Combine all these, we have
$$\Delta(x,y) = \Delta(x)\Delta(y) = \max(1,|T_p(x)|)\max(1,|T_p(y)|)$$ Armed with this function, it is easy to see the target "sup" can be computed by following formula.
$$\bbox[border:1px solid blue;padding: 1em]{C_{optimal} = \sup_{f\in Y_1} \|f\|_K = \max_{(x,y)\in K}\Delta(x)\Delta(y)}$$
For example,
When $K$ is sharing an edge with $K'$, say $K = [1,3]\times[-1,1]$, the largest $\Delta(x,y)$ in $K$ is achieved at $(3,\cdot)$. In this case, $C_{optimal} = \Delta(3) = T_p(3)$.
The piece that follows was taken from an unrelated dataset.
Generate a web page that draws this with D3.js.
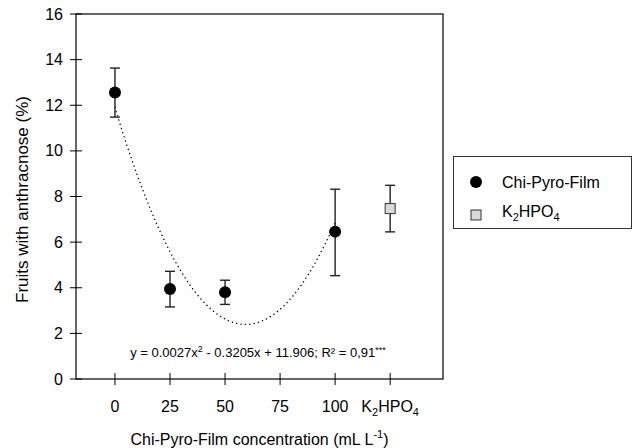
<!DOCTYPE html>
<html>
<head>
<meta charset="utf-8">
<script src="https://cdn.jsdelivr.net/npm/d3@7"></script>
<style>
    body { margin: 0; background: #fff; }
    text { font-family: 'Liberation Sans', Arial, sans-serif; fill: #000; }
</style>
</head>
<body>
<svg id="chart" width="633" height="448"></svg>
<script>
// data
const doses = [0, 25, 50, 100];
const means = [12.56, 3.95, 3.80, 6.46];
const upper = [13.63, 4.72, 4.33, 8.32];
const lower = [11.48, 3.16, 3.27, 4.53];

const refPos = 125; // K2HPO4 sits one step right of 100
const refMean = 7.47;
const refUpper = 8.49;
const refLower = 6.45;

const xTicks = [0, 25, 50, 75, 100, 125];
const xTickLabels = ['0', '25', '50', '75', '100', 'K2HPO4'];
const yTicks = [0, 2, 4, 6, 8, 10, 12, 14, 16];

// quadratic fit printed on the chart: c0 + c1 x + c2 x^2
const fitCoef = [11.906, -0.3205, 0.0027];

const svg = d3.select('#chart');

const frame = { left: 76, right: 443, top: 14, bottom: 379 };

const x = d3.scaleLinear().domain([-17.7, 149]).range([frame.left, frame.right]);
const y = d3.scaleLinear().domain([0, 16]).range([frame.bottom, frame.top]);

/**
 * K2HPO4 with a subscript, used for tick label and legend
 */
const writeK2HPO4 = (t) => {
    t.append('tspan').text('K');
    t.append('tspan').attr('font-size', '11px').attr('dy', 4).text('2');
    t.append('tspan').attr('dy', -4).text('HPO');
    t.append('tspan').attr('font-size', '11px').attr('dy', 4).text('4');
};

// frame
svg.append('rect')
    .attr('x', frame.left)
    .attr('y', frame.top)
    .attr('width', frame.right - frame.left)
    .attr('height', frame.bottom - frame.top)
    .attr('fill', 'none')
    .attr('stroke', '#000')
    .attr('stroke-width', 1.2);

// y axis ticks crossing the frame
const yAxis = svg.append('g');
yAxis.selectAll('line')
    .data(yTicks)
    .enter()
    .append('line')
    .attr('x1', frame.left - 6)
    .attr('x2', frame.left + 6)
    .attr('y1', d => y(d))
    .attr('y2', d => y(d))
    .attr('stroke', '#000')
    .attr('stroke-width', 1);
yAxis.selectAll('text')
    .data(yTicks)
    .enter()
    .append('text')
    .attr('x', frame.left - 13)
    .attr('y', d => y(d))
    .attr('dy', '0.35em')
    .attr('text-anchor', 'end')
    .attr('font-size', '16px')
    .text(d => d);

// x axis ticks
const xAxis = svg.append('g');
xAxis.selectAll('line')
    .data(xTicks)
    .enter()
    .append('line')
    .attr('x1', d => x(d))
    .attr('x2', d => x(d))
    .attr('y1', frame.bottom - 6)
    .attr('y2', frame.bottom + 6)
    .attr('stroke', '#000')
    .attr('stroke-width', 1);
xAxis.selectAll('text')
    .data(xTicks)
    .enter()
    .append('text')
    .attr('x', d => x(d))
    .attr('y', 412)
    .attr('text-anchor', 'middle')
    .attr('font-size', '16px')
    .each(function (d, i) {
        const t = d3.select(this);
        if (xTickLabels[i] === 'K2HPO4') {
            writeK2HPO4(t);
        } else {
            t.text(xTickLabels[i]);
        }
    });

// axis titles
const xTitle = svg.append('text')
    .attr('x', (frame.left + frame.right) / 2)
    .attr('y', 445)
    .attr('text-anchor', 'middle')
    .attr('font-size', '16px');
xTitle.append('tspan').text('Chi-Pyro-Film concentration (mL L');
xTitle.append('tspan').attr('font-size', '11px').attr('dy', -7).text('-1');
xTitle.append('tspan').attr('dy', 7).text(')');

svg.append('text')
    .attr('transform', `translate(28,${(frame.top + frame.bottom) / 2 + 3}) rotate(-90)`)
    .attr('text-anchor', 'middle')
    .attr('font-size', '17px')
    .text('Fruits with anthracnose (%)');

// fitted curve
const fitX = d3.range(0, 100.01, 1);
const fit = v => fitCoef[0] + fitCoef[1] * v + fitCoef[2] * v * v;
svg.append('path')
    .datum(fitX)
    .attr('d', d3.line().x(d => x(d)).y(d => y(fit(d))))
    .attr('fill', 'none')
    .attr('stroke', '#000')
    .attr('stroke-width', 1.4)
    .attr('stroke-linecap', 'round')
    .attr('stroke-dasharray', '0.1 4.3');

// equation
const eq = svg.append('text')
    .attr('x', 258)
    .attr('y', 357)
    .attr('text-anchor', 'middle')
    .attr('font-size', '13px');
eq.append('tspan').text('y = 0.0027x');
eq.append('tspan').attr('font-size', '9px').attr('dy', -5).text('2');
eq.append('tspan').attr('dy', 5).text(' - 0.3205x + 11.906; R² = 0,91');
eq.append('tspan').attr('font-size', '9px').attr('dy', -4).text('***');

// error bars
const errBar = (g, px, lo, hi) => {
    g.append('line')
        .attr('x1', x(px)).attr('x2', x(px))
        .attr('y1', y(lo)).attr('y2', y(hi));
    [lo, hi].forEach(v => {
        g.append('line')
            .attr('x1', x(px) - 5).attr('x2', x(px) + 5)
            .attr('y1', y(v)).attr('y2', y(v));
    });
};

const bars = svg.append('g')
    .attr('stroke', '#222')
    .attr('stroke-width', 1.4);
doses.forEach((d, i) => errBar(bars, d, lower[i], upper[i]));
errBar(bars, refPos, refLower, refUpper);

// points
svg.append('g')
    .selectAll('circle')
    .data(doses)
    .enter()
    .append('circle')
    .attr('cx', d => x(d))
    .attr('cy', (d, i) => y(means[i]))
    .attr('r', 6)
    .attr('fill', '#000');

svg.append('rect')
    .attr('x', x(refPos) - 5)
    .attr('y', y(refMean) - 5)
    .attr('width', 10)
    .attr('height', 10)
    .attr('fill', '#d9d9d9')
    .attr('stroke', '#333')
    .attr('stroke-width', 1);

// legend
const legend = svg.append('g');
legend.append('rect')
    .attr('x', 453.5)
    .attr('y', 156.5)
    .attr('width', 178)
    .attr('height', 72)
    .attr('fill', '#fff')
    .attr('stroke', '#333')
    .attr('stroke-width', 1);
legend.append('circle')
    .attr('cx', 476)
    .attr('cy', 182)
    .attr('r', 6)
    .attr('fill', '#000');
legend.append('text')
    .attr('x', 502)
    .attr('y', 182)
    .attr('dy', '0.35em')
    .attr('font-size', '16px')
    .text('Chi-Pyro-Film');
legend.append('rect')
    .attr('x', 471)
    .attr('y', 210)
    .attr('width', 10)
    .attr('height', 10)
    .attr('fill', '#d9d9d9')
    .attr('stroke', '#333')
    .attr('stroke-width', 1);
const legText = legend.append('text')
    .attr('x', 502)
    .attr('y', 217)
    .attr('font-size', '16px');
writeK2HPO4(legText);
</script>
</body>
</html>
When $K$ is axis aligned and sharing an vertex with $K'$, say $K = [1,3]^2$, the largest $\Delta(x,y)$ in $K$ is achieved at $(3,3)$. In this case, $C_{optimal} = \Delta(3,3) = \Delta(3)^2 = T_p(3)^2$.
For other configuration where $K$ is separated by a distance $C_1h$ from $K'$, one can compute the optimal $C$ in a similar manner.
Let's say $K$ and $K'$ are related by a translation of distance $C_1h$. Under the affine transformation which maps $K'$ to $I^2$, the center of $K$ will be located at a distance $c = \sqrt{8}C_1$ from the origin. Let's say the center is $(c\cos\theta,c\sin\theta)$ for some $\theta \in [0,\frac{\pi}{2}]$. Over $K$, $\Delta(x,y)$ will be maximized at the vertex $( 1 + c\cos\theta, 1 + c\sin\theta )$. In this case $C_{optimal} = T_p(1+c\cos\theta)T_p(1+c\sin\theta)$.
When $K$ is not axis aligned with $K'$, it is not immediately obvious which point in $K$ will maximize $\Delta(x,y)$. I'll leave the fun (or mess?) to you.